* [EXERCISE]: Some lines of these records may hold the word "this"; state how many, using only the number.

|---|

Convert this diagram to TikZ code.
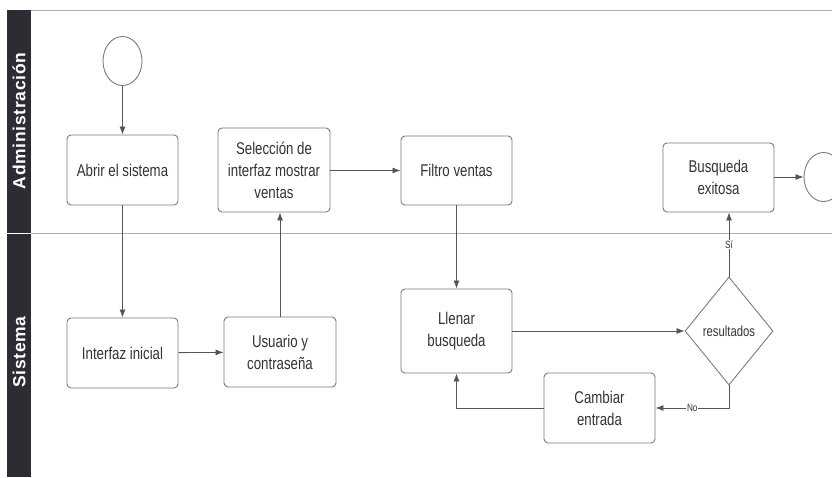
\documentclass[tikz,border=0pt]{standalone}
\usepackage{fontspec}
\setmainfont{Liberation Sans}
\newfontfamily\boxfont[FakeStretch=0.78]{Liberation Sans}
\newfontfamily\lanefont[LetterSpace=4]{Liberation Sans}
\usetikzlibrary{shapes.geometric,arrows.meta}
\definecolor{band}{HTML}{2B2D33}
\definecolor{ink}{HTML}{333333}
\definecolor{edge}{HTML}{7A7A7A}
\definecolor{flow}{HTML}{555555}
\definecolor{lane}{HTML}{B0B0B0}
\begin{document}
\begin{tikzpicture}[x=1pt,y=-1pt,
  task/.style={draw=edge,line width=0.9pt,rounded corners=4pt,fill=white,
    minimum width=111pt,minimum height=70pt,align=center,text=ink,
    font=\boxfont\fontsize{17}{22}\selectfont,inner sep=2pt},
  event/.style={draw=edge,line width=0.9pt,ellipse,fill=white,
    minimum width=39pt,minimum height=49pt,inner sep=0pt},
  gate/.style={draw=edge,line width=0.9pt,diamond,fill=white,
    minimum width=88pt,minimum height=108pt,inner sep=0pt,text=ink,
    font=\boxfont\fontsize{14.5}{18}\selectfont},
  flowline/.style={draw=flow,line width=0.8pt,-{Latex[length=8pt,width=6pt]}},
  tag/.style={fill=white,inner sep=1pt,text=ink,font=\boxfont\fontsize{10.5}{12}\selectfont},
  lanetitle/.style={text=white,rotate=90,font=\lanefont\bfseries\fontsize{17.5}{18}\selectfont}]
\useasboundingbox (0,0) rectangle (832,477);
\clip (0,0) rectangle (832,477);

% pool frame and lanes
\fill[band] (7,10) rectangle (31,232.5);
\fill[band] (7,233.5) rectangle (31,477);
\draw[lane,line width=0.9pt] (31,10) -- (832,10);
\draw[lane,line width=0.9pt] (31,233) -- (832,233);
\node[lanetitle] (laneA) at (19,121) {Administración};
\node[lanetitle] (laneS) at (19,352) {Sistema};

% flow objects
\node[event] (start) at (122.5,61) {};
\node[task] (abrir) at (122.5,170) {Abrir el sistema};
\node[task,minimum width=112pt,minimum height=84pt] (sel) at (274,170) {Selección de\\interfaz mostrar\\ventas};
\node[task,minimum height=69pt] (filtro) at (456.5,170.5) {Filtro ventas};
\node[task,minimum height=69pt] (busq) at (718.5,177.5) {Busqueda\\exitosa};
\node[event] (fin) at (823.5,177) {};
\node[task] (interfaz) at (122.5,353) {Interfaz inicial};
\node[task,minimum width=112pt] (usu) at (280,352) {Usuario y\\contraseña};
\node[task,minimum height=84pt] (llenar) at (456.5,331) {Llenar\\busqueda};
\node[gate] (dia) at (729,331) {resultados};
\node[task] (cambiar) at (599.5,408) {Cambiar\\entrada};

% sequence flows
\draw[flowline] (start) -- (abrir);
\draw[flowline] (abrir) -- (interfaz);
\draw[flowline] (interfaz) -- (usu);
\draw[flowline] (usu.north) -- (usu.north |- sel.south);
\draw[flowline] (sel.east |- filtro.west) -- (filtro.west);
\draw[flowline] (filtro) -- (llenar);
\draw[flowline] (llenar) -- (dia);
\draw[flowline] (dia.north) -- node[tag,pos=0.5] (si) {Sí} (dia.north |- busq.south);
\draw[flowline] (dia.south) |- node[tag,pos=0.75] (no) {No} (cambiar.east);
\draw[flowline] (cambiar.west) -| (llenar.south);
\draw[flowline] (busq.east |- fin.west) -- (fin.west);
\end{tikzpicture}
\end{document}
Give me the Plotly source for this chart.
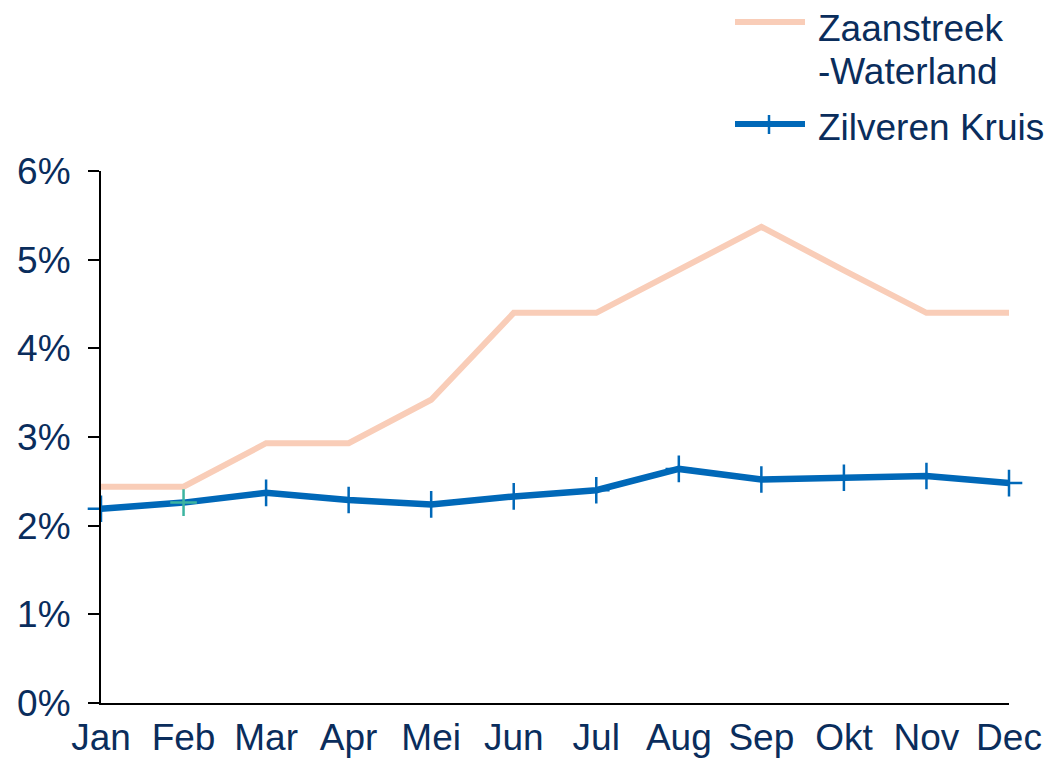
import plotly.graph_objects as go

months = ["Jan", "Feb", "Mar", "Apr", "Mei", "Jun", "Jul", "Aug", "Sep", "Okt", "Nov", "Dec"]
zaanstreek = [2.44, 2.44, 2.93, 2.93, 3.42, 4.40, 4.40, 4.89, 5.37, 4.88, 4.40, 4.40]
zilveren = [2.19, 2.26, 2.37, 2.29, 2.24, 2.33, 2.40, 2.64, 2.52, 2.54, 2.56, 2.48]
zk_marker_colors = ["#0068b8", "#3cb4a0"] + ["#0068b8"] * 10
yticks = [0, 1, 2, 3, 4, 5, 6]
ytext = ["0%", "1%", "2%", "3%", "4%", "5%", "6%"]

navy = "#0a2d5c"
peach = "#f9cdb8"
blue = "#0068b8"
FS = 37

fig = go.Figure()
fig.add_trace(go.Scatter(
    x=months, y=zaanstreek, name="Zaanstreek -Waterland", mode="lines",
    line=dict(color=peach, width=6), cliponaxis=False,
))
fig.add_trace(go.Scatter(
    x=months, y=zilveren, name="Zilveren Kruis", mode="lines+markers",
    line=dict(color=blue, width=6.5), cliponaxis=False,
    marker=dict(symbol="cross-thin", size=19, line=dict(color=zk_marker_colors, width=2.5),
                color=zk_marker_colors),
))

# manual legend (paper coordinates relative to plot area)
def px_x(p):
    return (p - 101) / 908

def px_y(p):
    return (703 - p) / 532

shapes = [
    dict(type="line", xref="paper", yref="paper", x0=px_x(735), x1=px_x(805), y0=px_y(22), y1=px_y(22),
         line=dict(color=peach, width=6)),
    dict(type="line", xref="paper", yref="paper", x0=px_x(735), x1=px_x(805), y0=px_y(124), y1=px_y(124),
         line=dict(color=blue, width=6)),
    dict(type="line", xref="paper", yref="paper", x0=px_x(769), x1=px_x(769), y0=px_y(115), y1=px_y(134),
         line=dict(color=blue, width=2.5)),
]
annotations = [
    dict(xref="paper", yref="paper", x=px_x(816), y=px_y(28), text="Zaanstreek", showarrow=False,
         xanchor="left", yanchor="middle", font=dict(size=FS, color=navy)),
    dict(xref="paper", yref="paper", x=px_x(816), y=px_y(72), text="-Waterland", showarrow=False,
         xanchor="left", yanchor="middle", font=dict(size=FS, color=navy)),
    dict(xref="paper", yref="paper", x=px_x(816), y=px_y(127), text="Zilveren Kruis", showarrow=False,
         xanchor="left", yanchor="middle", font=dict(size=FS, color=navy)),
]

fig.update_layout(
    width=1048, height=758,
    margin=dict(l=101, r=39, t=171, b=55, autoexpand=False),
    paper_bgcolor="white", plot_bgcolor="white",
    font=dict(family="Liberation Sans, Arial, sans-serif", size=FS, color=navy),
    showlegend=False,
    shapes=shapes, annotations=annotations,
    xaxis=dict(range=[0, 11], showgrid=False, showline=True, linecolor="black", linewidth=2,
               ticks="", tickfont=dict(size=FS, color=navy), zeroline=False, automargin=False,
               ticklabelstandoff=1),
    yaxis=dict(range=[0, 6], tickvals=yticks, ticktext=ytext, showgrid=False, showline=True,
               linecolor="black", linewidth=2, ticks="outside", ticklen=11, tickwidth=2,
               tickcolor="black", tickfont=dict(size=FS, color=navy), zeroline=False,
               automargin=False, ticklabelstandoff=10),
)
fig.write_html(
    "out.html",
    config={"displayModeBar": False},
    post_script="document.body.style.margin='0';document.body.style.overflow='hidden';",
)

|---|

* [WRITTEN RESPONSE]: 2